Question

The pairs of straight lines $x^2-3xy+2y^2=0$ and $x^2-3xy+2y^2+x-2=0$ form a

• A. Square but not rhombus
• B. Rhombus
• C. Parallelogram
• D. Rectangle but not a square

Answer 1

The correct option is C

Parallelogram

Step 1: Find the slope of the given straight lines

Given equation are

$x^2-3xy+2y^2=0$ $..................$$\left(i\right)$

$x^2-3xy+2y^2+x-2=0$ $..................$$\left(ii\right)$

From equation $\left(i\right)$ we get

$$\begin{gathered} x^2-3xy+2y^2=0 \\ \Rightarrow x^2-2xy-xy+2y^2=0 \\ \Rightarrow x\left(x-2y\right)-y\left(x-2y\right)=0 \\ \Rightarrow \left(x-2y\right)\left(x-y\right)=0 \end{gathered}$$

From equation $\left(ii\right)$ we get

$$\begin{gathered} x^2-3xy+2y^2+x-2=0 \\ \Rightarrow \left(x-2y+2\right)\left(x-y-1\right)=0 \end{gathered}$$

Therefore the straight lines are

$$\begin{gathered} x-2y=0.......\left(iii\right) \\ x-y=0........\left(iv\right) \\ x-2y+2=0....\left(v\right) \\ x-y-1=0......\left(vi\right) \end{gathered}$$

Comparing $\left(iii\right)$ and $\left(v\right)$ we can say that they are parallel since the slope is the same

Also $\left(iv\right)$ and $\left(vi\right)$ are parallel, since the slope is same.

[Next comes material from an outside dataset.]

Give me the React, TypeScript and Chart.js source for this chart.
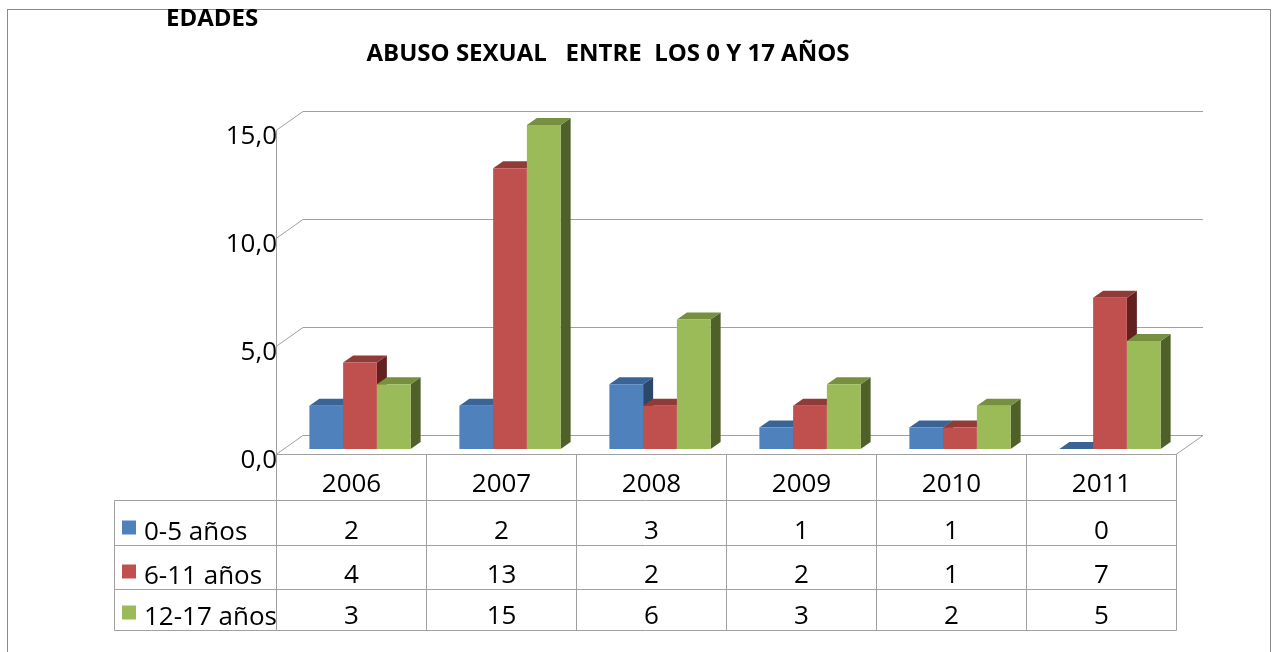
import React, { useEffect, useRef } from "react";
import { Chart, registerables } from "chart.js";

Chart.register(...registerables);

const YEARS = ["2006", "2007", "2008", "2009", "2010", "2011"];
const SERIES_NAMES = ["0-5 años", "6-11 años", "12-17 años"];
const AGE_0_5 = [2, 2, 3, 1, 1, 0];
const AGE_6_11 = [4, 13, 2, 2, 1, 7];
const AGE_12_17 = [3, 15, 6, 3, 2, 5];
const Y_TICKS = [0, 5, 10, 15];
const Y_TICK_LABELS = ["0,0", "5,0", "10,0", "15,0"];
const TITLE = "ABUSO SEXUAL   ENTRE  LOS 0 Y 17 AÑOS";
const CORNER_TITLE = "EDADES";

const FRONT_COLORS = ["#4F81BD", "#C0504D", "#9BBB59"];
const TOP_COLORS = ["#3B6496", "#913B39", "#77903F"];
const SIDE_COLORS = ["#2B4769", "#62211F", "#4F6129"];

const W = 1272;
const H = 652;
const FONT = "'Open Sans', 'Noto Sans', sans-serif";
const FRONT = { dx: -9, dy: 5.5 };
const BACK = { dx: 18, dy: -13.5 };
const DEPTH = { dx: 10, dy: -7 };
const ROW_LINES = [500.5, 545.5, 589.5, 630.5];
const TABLE_LEFT = 114.5;
const GRID = "#A0A0A0";
const TABLE_LINE = "#A0A0A0";

const scenePlugin = {
  id: "scene3d",
  beforeDatasetsDraw(chart: any) {
    const ctx = chart.ctx as CanvasRenderingContext2D;
    const area = chart.chartArea;
    const ys = chart.scales.y;
    ctx.save();

    // outer frame
    ctx.strokeStyle = "#8A8A8A";
    ctx.lineWidth = 1;
    ctx.strokeRect(7.5, 9.5, 1263, 700);

    // titles
    ctx.fillStyle = "#000";
    ctx.font = `bold 24px ${FONT}`;
    ctx.textAlign = "center";
    ctx.textBaseline = "alphabetic";
    ctx.fillText(TITLE, 608, 61);
    ctx.textAlign = "left";
    ctx.fillText(CORNER_TITLE, 166, 26);

    // back wall gridlines + left diagonals
    ctx.strokeStyle = GRID;
    ctx.lineWidth = 1;
    for (const v of Y_TICKS) {
      const y = ys.getPixelForValue(v);
      ctx.beginPath();
      ctx.moveTo(area.left + FRONT.dx, y + FRONT.dy);
      ctx.lineTo(area.left + BACK.dx, y + BACK.dy);
      ctx.lineTo(area.right + BACK.dx, y + BACK.dy);
      ctx.stroke();
    }
    const y0 = ys.getPixelForValue(0);
    const yTop = ys.getPixelForValue(Y_TICKS[Y_TICKS.length - 1]);
    // floor right edge
    ctx.beginPath();
    ctx.moveTo(area.right + FRONT.dx, y0 + FRONT.dy);
    ctx.lineTo(area.right + BACK.dx, y0 + BACK.dy);
    ctx.stroke();
    // front vertical axis
    ctx.beginPath();
    ctx.moveTo(area.left + FRONT.dx + 0.5, yTop + FRONT.dy);
    ctx.lineTo(area.left + FRONT.dx + 0.5, y0 + FRONT.dy);
    ctx.stroke();

    // y tick labels
    ctx.fillStyle = "#000";
    ctx.font = `26px ${FONT}`;
    ctx.textAlign = "right";
    Y_TICKS.forEach((v, i) => {
      const y = ys.getPixelForValue(v) + FRONT.dy + 13;
      ctx.fillText(Y_TICK_LABELS[i], area.left + FRONT.dx + 1, y);
    });

    // 3D side and top faces of bars
    const n = chart.data.labels.length;
    for (let j = 0; j < n; j++) {
      chart.data.datasets.forEach((_ds: any, i: number) => {
        const el = chart.getDatasetMeta(i).data[j];
        const p = el.getProps(["x", "y", "base", "width"], true);
        const x0 = p.x - p.width / 2;
        const x1 = p.x + p.width / 2;
        const top = p.y;
        const bottom = p.base;
        ctx.fillStyle = SIDE_COLORS[i];
        ctx.beginPath();
        ctx.moveTo(x1, top);
        ctx.lineTo(x1 + DEPTH.dx, top + DEPTH.dy);
        ctx.lineTo(x1 + DEPTH.dx, bottom + DEPTH.dy);
        ctx.lineTo(x1, bottom);
        ctx.closePath();
        ctx.fill();
        ctx.fillStyle = TOP_COLORS[i];
        ctx.beginPath();
        ctx.moveTo(x0, top);
        ctx.lineTo(x0 + DEPTH.dx, top + DEPTH.dy);
        ctx.lineTo(x1 + DEPTH.dx, top + DEPTH.dy);
        ctx.lineTo(x1, top);
        ctx.closePath();
        ctx.fill();
      });
    }
    ctx.restore();
  },
  afterDraw(chart: any) {
    const ctx = chart.ctx as CanvasRenderingContext2D;
    const area = chart.chartArea;
    const ys = chart.scales.y;
    const n = chart.data.labels.length;
    const cw = (area.right - area.left) / n;
    const y0 = ys.getPixelForValue(0) + FRONT.dy;
    const left = area.left + FRONT.dx + 0.5;
    const right = area.right + FRONT.dx + 0.5;
    const bottom = ROW_LINES[ROW_LINES.length - 1];
    ctx.save();
    ctx.strokeStyle = TABLE_LINE;
    ctx.lineWidth = 1;
    // header top (floor front)
    ctx.beginPath();
    ctx.moveTo(left, y0);
    ctx.lineTo(right, y0);
    ctx.stroke();
    // row lines
    for (const ry of ROW_LINES) {
      ctx.beginPath();
      ctx.moveTo(TABLE_LEFT, ry);
      ctx.lineTo(right, ry);
      ctx.stroke();
    }
    // vertical lines
    for (let k = 0; k <= n; k++) {
      const x = Math.round(left + k * cw - 0.5) + 0.5;
      ctx.beginPath();
      ctx.moveTo(x, y0);
      ctx.lineTo(x, bottom);
      ctx.stroke();
    }
    ctx.beginPath();
    ctx.moveTo(TABLE_LEFT, ROW_LINES[0]);
    ctx.lineTo(TABLE_LEFT, bottom);
    ctx.stroke();

    // text
    ctx.fillStyle = "#000";
    ctx.font = `26px ${FONT}`;
    ctx.textAlign = "center";
    ctx.textBaseline = "alphabetic";
    const rowTops = [y0, ...ROW_LINES];
    for (let j = 0; j < n; j++) {
      const cx = left + (j + 0.5) * cw;
      ctx.fillText(chart.data.labels[j], cx, ROW_LINES[0] - 9);
      chart.data.datasets.forEach((ds: any, i: number) => {
        ctx.fillText(String(ds.data[j]), cx, rowTops[i + 2] - 7);
      });
    }
    ctx.textAlign = "left";
    chart.data.datasets.forEach((ds: any, i: number) => {
      const rb = rowTops[i + 2];
      ctx.fillStyle = FRONT_COLORS[i];
      ctx.fillRect(122, rb - 25, 14, 14);
      ctx.fillStyle = "#000";
      ctx.fillText(ds.label, 144, rb - 6);
    });
    ctx.restore();
  },
};

export default function App() {
  const ref = useRef<HTMLCanvasElement | null>(null);
  useEffect(() => {
    if (!ref.current) return;
    const chart = new Chart(ref.current, {
      type: "bar",
      data: {
        labels: YEARS,
        datasets: [
          { label: SERIES_NAMES[0], data: AGE_0_5, backgroundColor: FRONT_COLORS[0] },
          { label: SERIES_NAMES[1], data: AGE_6_11, backgroundColor: FRONT_COLORS[1] },
          { label: SERIES_NAMES[2], data: AGE_12_17, backgroundColor: FRONT_COLORS[2] },
        ],
      },
      options: {
        responsive: false,
        animation: false,
        layout: { padding: { left: 285, right: 87, top: 125, bottom: 203 } },
        datasets: { bar: { categoryPercentage: 0.675, barPercentage: 1, borderWidth: 0 } },
        plugins: { legend: { display: false }, tooltip: { enabled: false }, title: { display: false } },
        scales: {
          x: { display: false },
          y: { display: false, min: 0, max: 15 },
        },
      },
      plugins: [scenePlugin],
    });
    return () => chart.destroy();
  }, []);
  return (
    <div style={{ position: "absolute", left: 0, top: 0, width: W, height: H, background: "#fff" }}>
      <canvas ref={ref} width={W} height={H} style={{ display: "block" }} />
    </div>
  );
}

Consider the equation $\left(iii\right)$

Slope $m_1=\frac{1}{2}$ and from $\left(iv\right)$ slope $m_2=1$

Step 2: Find the angle using the slopes obtained.

The angle between the lines is ,

$$\begin{gathered} \tan \left(\theta \right)=\frac{\left|m_1-m_2\right|}{\left|1+m_1{m}_2\right|} \\ =\left|\frac{{\displaystyle \frac{1}{2}}-1}{1+{\displaystyle \frac{1}{2}}·1}\right| \\ =\frac{1}{3} \end{gathered}$$

So the angle is not $90°$

Thus, a parallelogram is formed.

Hence, the correct option is $\left(\mathrm{C}\right)$